Reporter Jackie Calmes pretends it's a certainty that Obama-care will actually save money: "Republicans also say they will try to deny money to put Mr. Obama's new health care law into effect, though they have not made clear what they would do to make up the cost savings that would be lost if they succeeded in repealing the law."
The Times is quickly acting to squeeze out conservative enthusiasm resulting from the strong Republican gains on Tuesday night. Reporter Jackie Calmes made Friday's front page with the doubting "G.O.P. Lists Sweeping Goals, But Their Impact Is Uncertain."

But Calmes invites major skepticism herself when she claims that repealing Obama-care would actually cost the government money, a dubious opinion that ignores the history of government programs, and is based on slanted government data.

Times reporter Calmes also examines the prospect of extending the Bush tax cuts for all through the liberal prism of what it will cost the government in revenue, not what it could do to help jolt economic growth.

Republican leaders in Congress are preparing to take power in two months with ambitious and sometimes contradictory goals for economic and fiscal policies, leaving little common ground with President Obama and much uncertainty about the potential impact on the nation's problems.

Republicans are standing by their campaign vows to slash spending for domestic programs immediately by at least one-fifth - $100 billion in a single year - even as many mainstream economists say such deep cuts could further strain the economy and should await its full recovery.
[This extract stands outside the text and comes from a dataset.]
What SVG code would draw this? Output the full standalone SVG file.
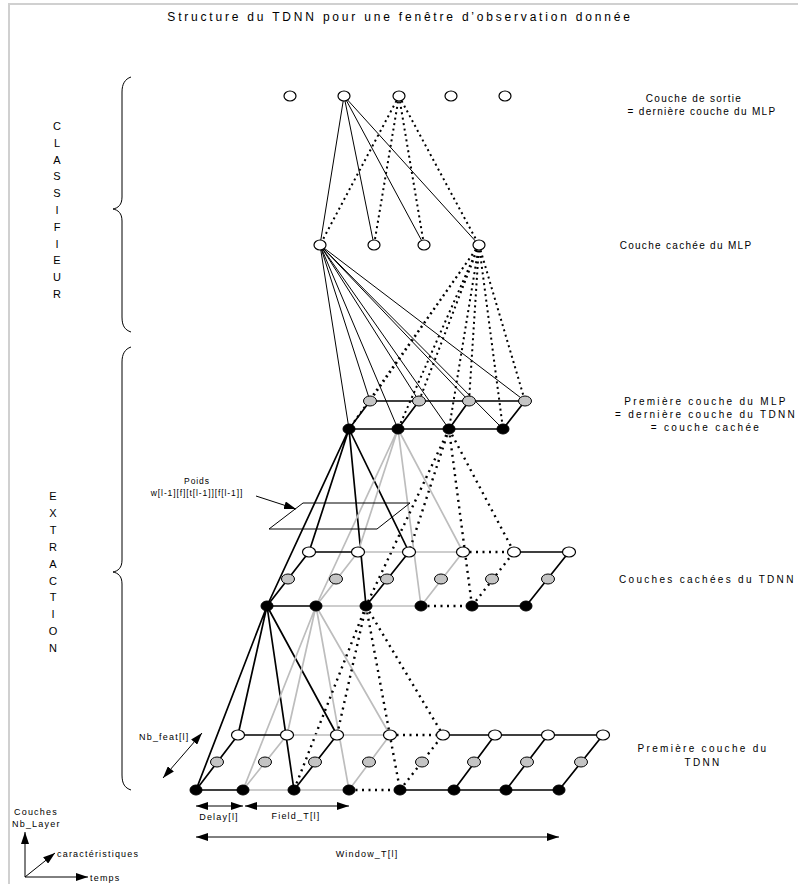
<svg xmlns="http://www.w3.org/2000/svg" width="798" height="884" viewBox="0 0 798 884">
<defs>
<style>
text{font-family:"Liberation Sans",Arial,sans-serif;fill:#000}
.t{font-size:12px;letter-spacing:2.8px}
.l{font-size:10px;letter-spacing:1.3px}
.l2{font-size:10px;letter-spacing:2.3px}
.s{font-size:9px;letter-spacing:1.2px}
.p{font-size:8.5px;letter-spacing:0.9px}
.v{font-size:11px;text-anchor:middle}
.nw{fill:#fff;stroke:#000;stroke-width:1.2}
.ng{fill:#c4c4c4;stroke:#000;stroke-width:1}
.nb{fill:#000;stroke:#000;stroke-width:1}
.eb{stroke:#000;stroke-width:1.7;fill:none}
.eg{stroke:#bdbdbd;stroke-width:1.7;fill:none}
.ed{stroke:#000;stroke-width:2.4;stroke-dasharray:2 4.5;fill:none}
.et{stroke:#000;stroke-width:1;fill:none}
.etd{stroke:#000;stroke-width:2;stroke-dasharray:2 3.5;fill:none}
.br{stroke:#000;stroke-width:1;fill:none}
.ar{stroke:#000;stroke-width:1;fill:none}
</style>
<marker id="ah" viewBox="0 0 12 8" refX="12" refY="4" markerWidth="12" markerHeight="8" markerUnits="userSpaceOnUse" orient="auto-start-reverse">
<path d="M0,0 L12,4 L0,8 Z" fill="#000"/>
</marker>
</defs>
<rect width="798" height="884" fill="#fff"/>
<path d="M9,884 V4 H798" stroke="#d0d0d0" stroke-width="2" fill="none"/>

<text class="t" x="400" y="21" text-anchor="middle">Structure du TDNN pour une fenêtre d’observation donnée</text>

<g id="braces">
<path class="br" d="M131,77 C125,79 122,84 122,92 L122,197 C122,205 118,208 113,209 C118,210 122,213 122,221 L122,317 C122,326 125,330 131,332"/>
<path class="br" d="M131,347 C125,349 122,354 122,362 L122,560 C122,568 118,571 113,572 C118,573 122,576 122,584 L122,775 C122,784 125,788 131,790"/>
</g>
<g id="label-classifieur">
<text class="v" x="57" y="130">C</text><text class="v" x="57" y="146.8">L</text><text class="v" x="57" y="163.6">A</text><text class="v" x="57" y="180.4">S</text><text class="v" x="57" y="197.2">S</text><text class="v" x="57" y="214">I</text><text class="v" x="57" y="230.8">F</text><text class="v" x="57" y="247.6">I</text><text class="v" x="57" y="264.4">E</text><text class="v" x="57" y="281.2">U</text><text class="v" x="57" y="298">R</text>
</g>
<g id="label-extraction">
<text class="v" x="53" y="500">E</text><text class="v" x="53" y="516.9">X</text><text class="v" x="53" y="533.8">T</text><text class="v" x="53" y="550.7">R</text><text class="v" x="53" y="567.6">A</text><text class="v" x="53" y="584.5">C</text><text class="v" x="53" y="601.4">T</text><text class="v" x="53" y="618.3">I</text><text class="v" x="53" y="635.2">O</text><text class="v" x="53" y="652">N</text>
</g>

<g id="connectors">
<path class="et" d="M344,96 L320,245 M344,96 L374,245 M344,96 L424,245 M344,96 L479,245"/>
<path class="etd" d="M399,96 L320,245 M399,96 L374,245 M399,96 L424,245 M399,96 L479,245"/>
<path class="et" d="M320,245 L349,429 M320,245 L370,401 M320,245 L398,429 M320,245 L419,401 M320,245 L449,429 M320,245 L469,401 M320,245 L503,429 M320,245 L525,401"/>
<path class="etd" d="M479,245 L349,429 M479,245 L370,401 M479,245 L398,429 M479,245 L419,401 M479,245 L449,429 M479,245 L469,401 M479,245 L503,429 M479,245 L525,401"/>
<path class="eb" d="M349,429 H503 M370,401 H525 M349,429 L370,401 M398,429 L419,401 M449,429 L469,401 M503,429 L525,401"/>
<path class="eb" d="M349,429 L267,606 M349,429 L309,552 M349,429 L366,606 M349,429 L409,552"/>
<path class="eg" d="M398,429 L316,606 M398,429 L358,552 M398,429 L421,606 M398,429 L463,552"/>
<path class="ed" d="M449,429 L366,606 M449,429 L409,552 M449,429 L472,606 M449,429 L514,552"/>
<path class="eb" d="M267,606 H316 M472,606 H526 M309,552 H358 M514,552 H569 M267,606 L309,552 M366,606 L409,552 M526,606 L569,552"/>
<path class="eg" d="M316,606 H421 M358,552 H463 M316,606 L358,552 M421,606 L463,552"/>
<path class="ed" d="M421,606 H472 M463,552 H514 M472,606 L514,552"/>
<path class="eb" d="M267,606 L196,790 M267,606 L238,735 M267,606 L294,790 M267,606 L337,735"/>
<path class="eg" d="M316,606 L243,790 M316,606 L287,735 M316,606 L349,790 M316,606 L390,735"/>
<path class="ed" d="M366,606 L294,790 M366,606 L337,735 M366,606 L400,790 M366,606 L443,735"/>
<path class="eb" d="M196,790 H243 M400,790 H559 M238,735 H287 M443,735 H603 M196,790 L238,735 M294,790 L337,735 M454,790 L495,735 M506,790 L548,735 M559,790 L603,735"/>
<path class="eg" d="M243,790 H349 M287,735 H390 M243,790 L287,735 M349,790 L390,735"/>
<path class="ed" d="M349,790 H400 M390,735 H443 M400,790 L443,735"/>
<path class="et" d="M269,529 L303,503 L410,503 L377,529 Z"/>
<path class="ar" d="M256,496 L296,509" marker-end="url(#ah)"/>
<path class="ar" d="M196,806 H243" marker-start="url(#ah)" marker-end="url(#ah)"/>
<path class="ar" d="M245,806 H349" marker-start="url(#ah)" marker-end="url(#ah)"/>
<path class="ar" d="M196,837 H559" marker-start="url(#ah)" marker-end="url(#ah)"/>
<path class="ar" d="M163,778 L202,733" marker-start="url(#ah)" marker-end="url(#ah)"/>
<path class="ar" d="M25,877 V832" marker-end="url(#ah)"/>
<path class="ar" d="M25,877 H88" marker-end="url(#ah)"/>
<path class="ar" d="M25,877 L55,853" marker-end="url(#ah)"/>
</g>

<g id="output-layer">
<ellipse id="o1" class="nw" cx="290" cy="96" rx="6" ry="5"/>
<ellipse id="o2" class="nw" cx="344" cy="96" rx="6" ry="5"/>
<ellipse id="o3" class="nw" cx="399" cy="96" rx="6" ry="5"/>
<ellipse id="o4" class="nw" cx="451" cy="96" rx="6" ry="5"/>
<ellipse id="o5" class="nw" cx="505" cy="96" rx="6" ry="5"/>
</g>
<g id="hidden-mlp">
<ellipse id="h1" class="nw" cx="320" cy="245" rx="6" ry="5"/>
<ellipse id="h2" class="nw" cx="374" cy="245" rx="6" ry="5"/>
<ellipse id="h3" class="nw" cx="424" cy="245" rx="6" ry="5"/>
<ellipse id="h4" class="nw" cx="479" cy="245" rx="6" ry="5"/>
</g>
<g id="first-mlp">
<ellipse id="m1g" class="ng" cx="370" cy="401" rx="6.5" ry="5"/>
<ellipse id="m2g" class="ng" cx="419" cy="401" rx="6.5" ry="5"/>
<ellipse id="m3g" class="ng" cx="469" cy="401" rx="6.5" ry="5"/>
<ellipse id="m4g" class="ng" cx="525" cy="401" rx="6.5" ry="5"/>
<ellipse id="m1b" class="nb" cx="349" cy="429" rx="6" ry="5"/>
<ellipse id="m2b" class="nb" cx="398" cy="429" rx="6" ry="5"/>
<ellipse id="m3b" class="nb" cx="449" cy="429" rx="6" ry="5"/>
<ellipse id="m4b" class="nb" cx="503" cy="429" rx="6" ry="5"/>
</g>
<g id="hidden-tdnn">
<ellipse class="nw" cx="309" cy="552" rx="6.5" ry="5"/>
<ellipse class="nw" cx="358" cy="552" rx="6.5" ry="5"/>
<ellipse class="nw" cx="409" cy="552" rx="6.5" ry="5"/>
<ellipse class="nw" cx="463" cy="552" rx="6.5" ry="5"/>
<ellipse class="nw" cx="514" cy="552" rx="6.5" ry="5"/>
<ellipse class="nw" cx="569" cy="552" rx="6.5" ry="5"/>
<ellipse class="ng" cx="288" cy="579" rx="6.5" ry="5"/>
<ellipse class="ng" cx="336" cy="579" rx="6.5" ry="5"/>
<ellipse class="ng" cx="387" cy="579" rx="6.5" ry="5"/>
<ellipse class="ng" cx="441" cy="579" rx="6.5" ry="5"/>
<ellipse class="ng" cx="492" cy="579" rx="6.5" ry="5"/>
<ellipse class="ng" cx="548" cy="579" rx="6.5" ry="5"/>
<ellipse class="nb" cx="267" cy="606" rx="6" ry="5"/>
<ellipse class="nb" cx="316" cy="606" rx="6" ry="5"/>
<ellipse class="nb" cx="366" cy="606" rx="6" ry="5"/>
<ellipse class="nb" cx="421" cy="606" rx="6" ry="5"/>
<ellipse class="nb" cx="472" cy="606" rx="6" ry="5"/>
<ellipse class="nb" cx="526" cy="606" rx="6" ry="5"/>
</g>
<g id="first-tdnn">
<ellipse class="nw" cx="238" cy="735" rx="6.5" ry="5"/>
<ellipse class="nw" cx="287" cy="735" rx="6.5" ry="5"/>
<ellipse class="nw" cx="337" cy="735" rx="6.5" ry="5"/>
<ellipse class="nw" cx="390" cy="735" rx="6.5" ry="5"/>
<ellipse class="nw" cx="443" cy="735" rx="6.5" ry="5"/>
<ellipse class="nw" cx="495" cy="735" rx="6.5" ry="5"/>
<ellipse class="nw" cx="548" cy="735" rx="6.5" ry="5"/>
<ellipse class="nw" cx="603" cy="735" rx="6.5" ry="5"/>
<ellipse class="ng" cx="217" cy="762" rx="6.5" ry="5"/>
<ellipse class="ng" cx="265" cy="762" rx="6.5" ry="5"/>
<ellipse class="ng" cx="315" cy="762" rx="6.5" ry="5"/>
<ellipse class="ng" cx="369" cy="762" rx="6.5" ry="5"/>
<ellipse class="ng" cx="422" cy="762" rx="6.5" ry="5"/>
<ellipse class="ng" cx="474" cy="762" rx="6.5" ry="5"/>
<ellipse class="ng" cx="527" cy="762" rx="6.5" ry="5"/>
<ellipse class="ng" cx="581" cy="762" rx="6.5" ry="5"/>
<ellipse class="nb" cx="196" cy="790" rx="6" ry="5"/>
<ellipse class="nb" cx="243" cy="790" rx="6" ry="5"/>
<ellipse class="nb" cx="294" cy="790" rx="6" ry="5"/>
<ellipse class="nb" cx="349" cy="790" rx="6" ry="5"/>
<ellipse class="nb" cx="400" cy="790" rx="6" ry="5"/>
<ellipse class="nb" cx="454" cy="790" rx="6" ry="5"/>
<ellipse class="nb" cx="506" cy="790" rx="6" ry="5"/>
<ellipse class="nb" cx="559" cy="790" rx="6" ry="5"/>
</g>

<g id="labels">
<text class="l" x="694" y="102" text-anchor="middle">Couche de sortie</text>
<text class="l" x="702" y="115" text-anchor="middle">= dernière couche du MLP</text>
<text class="l" x="686" y="249" text-anchor="middle">Couche cachée du MLP</text>
<text class="l2" x="706" y="405" text-anchor="middle">Première couche du MLP</text>
<text class="l2" x="706" y="418" text-anchor="middle">= dernière couche du TDNN</text>
<text class="l2" x="706" y="431" text-anchor="middle">= couche cachée</text>
<text class="l2" x="619" y="583">Couches cachées du TDNN</text>
<text class="l2" x="703" y="752" text-anchor="middle">Première couche du</text>
<text class="l2" x="703" y="766" text-anchor="middle">TDNN</text>
<text class="p" x="197" y="484" text-anchor="middle">Poids</text>
<text class="p" x="197" y="496" text-anchor="middle">w[l-1][f][t[l-1]][f[l-1]]</text>
<text class="s" x="139" y="740">Nb_feat[l]</text>
<text class="s" x="219" y="820" text-anchor="middle">Delay[l]</text>
<text class="s" x="296" y="819" text-anchor="middle">Field_T[l]</text>
<text class="s" x="367" y="857" text-anchor="middle">Window_T[l]</text>
<text class="s" x="14" y="815">Couches</text>
<text class="s" x="12" y="827">Nb_Layer</text>
<text class="s" x="57" y="857">caractéristiques</text>
<text class="s" x="90" y="881">temps</text>
</g>
</svg>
Republicans also say they will try to deny money to put Mr. Obama's new health care law into effect, though they have not made clear what they would do to make up the cost savings that would be lost if they succeeded in repealing the law.

But at Reason.com, economic Veronique de Rugy rues the "fantasy at work in many official health care cost projections," including data from the Congressional Budget Office that the Times and Democrats have used to argue Obama-care as a cost-saver.